Detecting moving targets in active sonar echograph of harbor environment using robust high-order flux tensor

J Acoust Soc Am. 2023 May 1;153(5):2997. doi: 10.1121/10.0019497.

Abstract

An important goal of an active sonar system is to detect and track underwater intruders such as frogmen, unmanned underwater vehicles, etc. Unfortunately, the intruders appear visually as a small fluctuating "blob" against the high-level fluctuating background caused by multipath propagation and reverberation in the harbor environment, making it difficult to be distinguished. Classical motion features well developed in computer vision cannot cope with an underwater environment. Thus, this paper presents a robust high-order flux tensor (RHO-FT) to characterize the small underwater moving targets against high-level fluctuating background.
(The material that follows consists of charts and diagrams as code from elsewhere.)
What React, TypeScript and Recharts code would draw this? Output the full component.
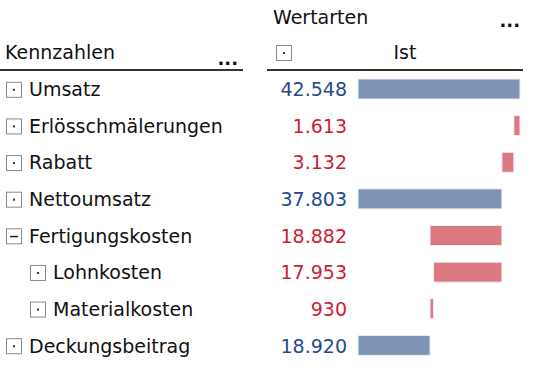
import { BarChart, Bar, XAxis, YAxis, Cell } from "recharts";

const names = [
  "Umsatz",
  "Erlösschmälerungen",
  "Rabatt",
  "Nettoumsatz",
  "Fertigungskosten",
  "Lohnkosten",
  "Materialkosten",
  "Deckungsbeitrag",
];
const values = [42548, 1613, 3132, 37803, 18882, 17953, 930, 18920];
// waterfall starting points of each bar
const bases = [0, 40935, 37803, 0, 18921, 19850, 18920, 0];
const isTotal = [true, false, false, true, false, false, false, true];
const levels = [0, 0, 0, 0, 0, 1, 1, 0];
const expanded = [false, false, false, false, true, false, false, false];

const FONT = "'DejaVu Sans', Verdana, sans-serif";
const BAR_BLUE = "#7f93b5";
const BAR_RED = "#dc7882";
const TXT_BLUE = "#1f4b8c";
const TXT_RED = "#cc1f35";

const chartData = names.map((name, i) => ({
  name,
  base: bases[i],
  value: values[i],
}));

const fmt = (n: number) => String(n).replace(/\B(?=(\d{3})+(?!\d))/g, ".");

function Box({ x, y, minus }: { x: number; y: number; minus?: boolean }) {
  return (
    <g>
      <rect x={x + 0.5} y={y + 0.5} width={15} height={15} fill="#fff" stroke="#8a8a8a" />
      {minus ? (
        <rect x={x + 4} y={y + 7.5} width={8} height={1.5} fill="#222" />
      ) : (
        <rect x={x + 7} y={y + 7} width={2} height={2} fill="#333" />
      )}
    </g>
  );
}

function RowTick(props: any) {
  const { y, payload } = props;
  const i = payload.index;
  const indent = levels[i] * 24;
  return (
    <g>
      <Box x={6 + indent} y={y - 7.5} minus={expanded[i]} />
      <text x={29 + indent} y={y} dy="0.36em" fontFamily={FONT} fontSize={19} fill="#111">
        {names[i]}
      </text>
      <text
        x={347}
        y={y}
        dy="0.36em"
        textAnchor="end"
        fontFamily={FONT}
        fontSize={19}
        fill={isTotal[i] ? TXT_BLUE : TXT_RED}
      >
        {fmt(values[i])}
      </text>
    </g>
  );
}

function Header() {
  return (
    <svg
      width={533}
      height={80}
      style={{ position: "absolute", left: 0, top: 0, pointerEvents: "none" }}
    >
      <text x={273} y={17} dy="0.36em" fontFamily={FONT} fontSize={19} fill="#111">
        Wertarten
      </text>
      <text x={520} y={27} textAnchor="end" fontFamily={FONT} fontSize={18} fontWeight="bold" fill="#111">
        ...
      </text>
      <text x={5} y={52} dy="0.36em" fontFamily={FONT} fontSize={19} fill="#111">
        Kennzahlen
      </text>
      <text x={238} y={65} textAnchor="end" fontFamily={FONT} fontSize={18} fontWeight="bold" fill="#111">
        ...
      </text>
      <Box x={276} y={45} />
      <text x={405} y={52} dy="0.36em" textAnchor="middle" fontFamily={FONT} fontSize={19} fill="#111">
        Ist
      </text>
      <rect x={0} y={69} width={243} height={2} fill="#333" />
      <rect x={267} y={69} width={256} height={2} fill="#333" />
    </svg>
  );
}

export default function App() {
  return (
    <div style={{ position: "absolute", left: 0, top: 0, width: 533, height: 370, background: "#fff" }}>
      <BarChart
        width={533}
        height={370}
        data={chartData}
        layout="vertical"
        margin={{ top: 71, right: 13, bottom: 6, left: 0 }}
        barSize={20}
      >
        <XAxis type="number" domain={[0, 42548]} hide />
        <YAxis
          type="category"
          dataKey="name"
          width={358}
          axisLine={false}
          tickLine={false}
          interval={0}
          tick={<RowTick />}
        />
        <Bar dataKey="base" stackId="w" fill="transparent" isAnimationActive={false} />
        <Bar dataKey="value" stackId="w" isAnimationActive={false}>
          {chartData.map((d, i) => (
            <Cell key={d.name} fill={isTotal[i] ? BAR_BLUE : BAR_RED} stroke="#eef0f6" strokeWidth={1} />
          ))}
        </Bar>
      </BarChart>
      <Header />
    </div>
  );
}
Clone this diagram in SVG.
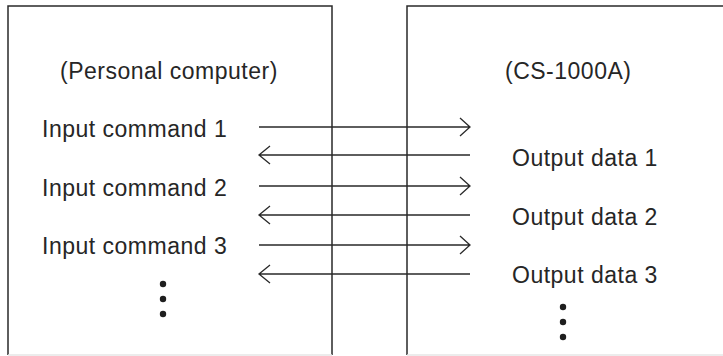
<svg xmlns="http://www.w3.org/2000/svg" width="723" height="356" viewBox="0 0 723 356">
<style>
.box{fill:none;stroke:#2a2a2a;stroke-width:1.5}
.bot{fill:none;stroke:#e6e6e6;stroke-width:1.5}
.t{font-family:"Liberation Sans",Arial,sans-serif;font-size:23px;letter-spacing:0.5px;fill:#262626}
.c{stroke:#2a2a2a;stroke-width:1.3;fill:none}
.dot{fill:#1e1e1e}
</style>
<g id="pc">
<path class="box" d="M8 355V6H332V355"/>
<path class="bot" d="M8 355H332"/>
<text class="t" x="60" y="79">(Personal computer)</text>
<text class="t" x="42" y="137">Input command 1</text>
<text class="t" x="42" y="195.5">Input command 2</text>
<text class="t" x="42" y="254">Input command 3</text>
<circle class="dot" cx="163" cy="284" r="3.2"/>
<circle class="dot" cx="163" cy="299" r="3.2"/>
<circle class="dot" cx="163" cy="314" r="3.2"/>
</g>
<g id="cs">
<path class="box" d="M407 355V6H723"/>
<path class="bot" d="M407 355H723"/>
<text class="t" x="505" y="79">(CS-1000A)</text>
<text class="t" x="512" y="166">Output data 1</text>
<text class="t" x="512" y="224.5">Output data 2</text>
<text class="t" x="512" y="283">Output data 3</text>
<circle class="dot" cx="563" cy="307" r="3.2"/>
<circle class="dot" cx="563" cy="322" r="3.2"/>
<circle class="dot" cx="563" cy="337" r="3.2"/>
</g>
<g id="connectors">
<path class="c" d="M259 127H470M460 118L470 127L460 136"/>
<path class="c" d="M470 155H259M270 146L259 155L270 164"/>
<path class="c" d="M259 186H470M460 177L470 186L460 195"/>
<path class="c" d="M470 215H259M270 206L259 215L270 224"/>
<path class="c" d="M259 245H470M460 236L470 245L460 254"/>
<path class="c" d="M470 274H259M270 265L259 274L270 283"/>
</g>
</svg>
According to the dynamic behavior of active clutter from real-world harbor environment, we first classify it into two main types: (1) dynamic clutter but with relatively consistent spatial-temporal variation in a certain neighborhood; (2) sparkle clutter presenting completely random flashing. Then starting from the classical flux tensor, we develop a statistical high-order computation to handle the former followed by a spatial-temporal connected component to suppress the latter to achieve higher robustness. Experiments on a set of real-world harbor datasets demonstrate the effectiveness of our RHO-FT.